*What the exercise asks*
Leave out every picture, then transcribe the rest of the listing exactly.

*Given material*
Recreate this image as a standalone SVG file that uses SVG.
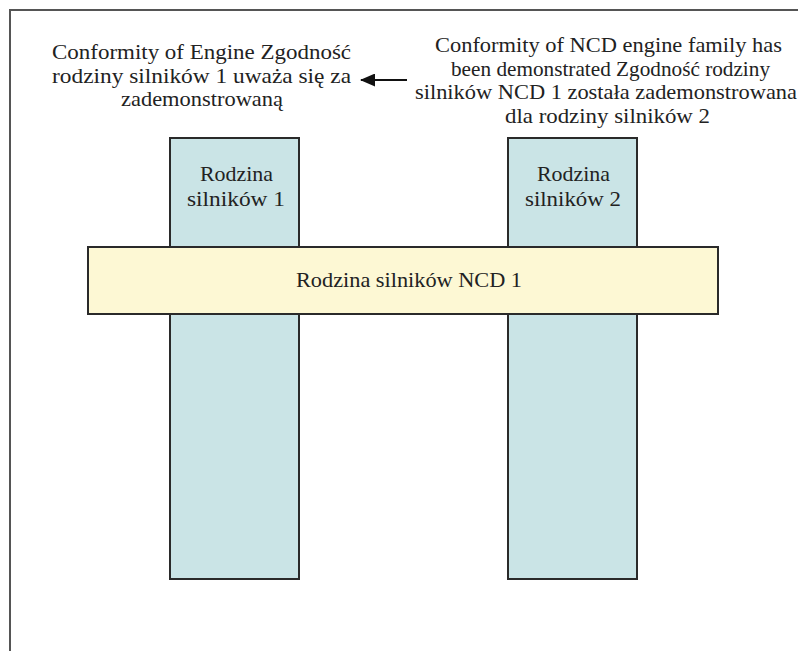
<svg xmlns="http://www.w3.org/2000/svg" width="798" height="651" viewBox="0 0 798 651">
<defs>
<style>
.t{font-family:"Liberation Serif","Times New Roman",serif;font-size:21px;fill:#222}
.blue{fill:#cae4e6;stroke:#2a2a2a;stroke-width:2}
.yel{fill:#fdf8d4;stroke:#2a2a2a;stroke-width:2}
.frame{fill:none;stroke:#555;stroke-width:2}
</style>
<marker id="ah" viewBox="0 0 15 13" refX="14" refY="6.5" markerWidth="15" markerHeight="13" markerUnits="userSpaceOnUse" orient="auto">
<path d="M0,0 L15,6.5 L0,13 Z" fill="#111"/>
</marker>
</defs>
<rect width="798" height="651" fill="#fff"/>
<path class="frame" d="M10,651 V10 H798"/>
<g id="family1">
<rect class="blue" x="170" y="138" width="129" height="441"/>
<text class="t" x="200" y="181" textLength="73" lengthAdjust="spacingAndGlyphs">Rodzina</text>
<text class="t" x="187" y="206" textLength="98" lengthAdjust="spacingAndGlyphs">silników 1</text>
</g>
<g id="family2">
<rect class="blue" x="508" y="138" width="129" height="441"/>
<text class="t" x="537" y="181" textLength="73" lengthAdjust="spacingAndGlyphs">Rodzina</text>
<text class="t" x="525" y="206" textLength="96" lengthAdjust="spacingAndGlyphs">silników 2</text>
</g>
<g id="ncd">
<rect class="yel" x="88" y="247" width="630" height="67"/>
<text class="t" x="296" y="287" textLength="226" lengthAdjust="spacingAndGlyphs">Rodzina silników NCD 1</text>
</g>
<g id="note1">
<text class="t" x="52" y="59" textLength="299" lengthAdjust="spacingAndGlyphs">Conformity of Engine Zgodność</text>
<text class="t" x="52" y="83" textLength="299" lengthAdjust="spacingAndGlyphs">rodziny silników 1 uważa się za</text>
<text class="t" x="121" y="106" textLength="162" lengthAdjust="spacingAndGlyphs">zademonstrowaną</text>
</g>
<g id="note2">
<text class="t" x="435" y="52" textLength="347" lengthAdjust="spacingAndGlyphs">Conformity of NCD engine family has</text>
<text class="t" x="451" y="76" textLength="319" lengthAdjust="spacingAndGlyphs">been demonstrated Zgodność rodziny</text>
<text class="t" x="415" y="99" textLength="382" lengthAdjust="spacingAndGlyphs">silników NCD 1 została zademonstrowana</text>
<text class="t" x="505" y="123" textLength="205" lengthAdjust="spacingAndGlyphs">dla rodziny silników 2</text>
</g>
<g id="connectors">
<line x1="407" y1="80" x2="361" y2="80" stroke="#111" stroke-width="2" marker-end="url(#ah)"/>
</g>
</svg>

*Expected answer*
Recreate this image as a standalone SVG file that uses SVG.
<svg xmlns="http://www.w3.org/2000/svg" width="798" height="651" viewBox="0 0 798 651">
<defs>
<style>
.t{font-family:"Liberation Serif","Times New Roman",serif;font-size:21px;fill:#222}
.blue{fill:#cae4e6;stroke:#2a2a2a;stroke-width:2}
.yel{fill:#fdf8d4;stroke:#2a2a2a;stroke-width:2}
.frame{fill:none;stroke:#555;stroke-width:2}
</style>
<marker id="ah" viewBox="0 0 15 13" refX="14" refY="6.5" markerWidth="15" markerHeight="13" markerUnits="userSpaceOnUse" orient="auto">
<path d="M0,0 L15,6.5 L0,13 Z" fill="#111"/>
</marker>
</defs>
<rect width="798" height="651" fill="#fff"/>
<path class="frame" d="M10,651 V10 H798"/>
<g id="family1">
<rect class="blue" x="170" y="138" width="129" height="441"/>
<text class="t" x="200" y="181" textLength="73" lengthAdjust="spacingAndGlyphs">Rodzina</text>
<text class="t" x="187" y="206" textLength="98" lengthAdjust="spacingAndGlyphs">silników 1</text>
</g>
<g id="family2">
<rect class="blue" x="508" y="138" width="129" height="441"/>
<text class="t" x="537" y="181" textLength="73" lengthAdjust="spacingAndGlyphs">Rodzina</text>
<text class="t" x="525" y="206" textLength="96" lengthAdjust="spacingAndGlyphs">silników 2</text>
</g>
<g id="ncd">
<rect class="yel" x="88" y="247" width="630" height="67"/>
<text class="t" x="296" y="287" textLength="226" lengthAdjust="spacingAndGlyphs">Rodzina silników NCD 1</text>
</g>
<g id="note1">
<text class="t" x="52" y="59" textLength="299" lengthAdjust="spacingAndGlyphs">Conformity of Engine Zgodność</text>
<text class="t" x="52" y="83" textLength="299" lengthAdjust="spacingAndGlyphs">rodziny silników 1 uważa się za</text>
<text class="t" x="121" y="106" textLength="162" lengthAdjust="spacingAndGlyphs">zademonstrowaną</text>
</g>
<g id="note2">
<text class="t" x="435" y="52" textLength="347" lengthAdjust="spacingAndGlyphs">Conformity of NCD engine family has</text>
<text class="t" x="451" y="76" textLength="319" lengthAdjust="spacingAndGlyphs">been demonstrated Zgodność rodziny</text>
<text class="t" x="415" y="99" textLength="382" lengthAdjust="spacingAndGlyphs">silników NCD 1 została zademonstrowana</text>
<text class="t" x="505" y="123" textLength="205" lengthAdjust="spacingAndGlyphs">dla rodziny silników 2</text>
</g>
<g id="connectors">
<line x1="407" y1="80" x2="361" y2="80" stroke="#111" stroke-width="2" marker-end="url(#ah)"/>
</g>
</svg>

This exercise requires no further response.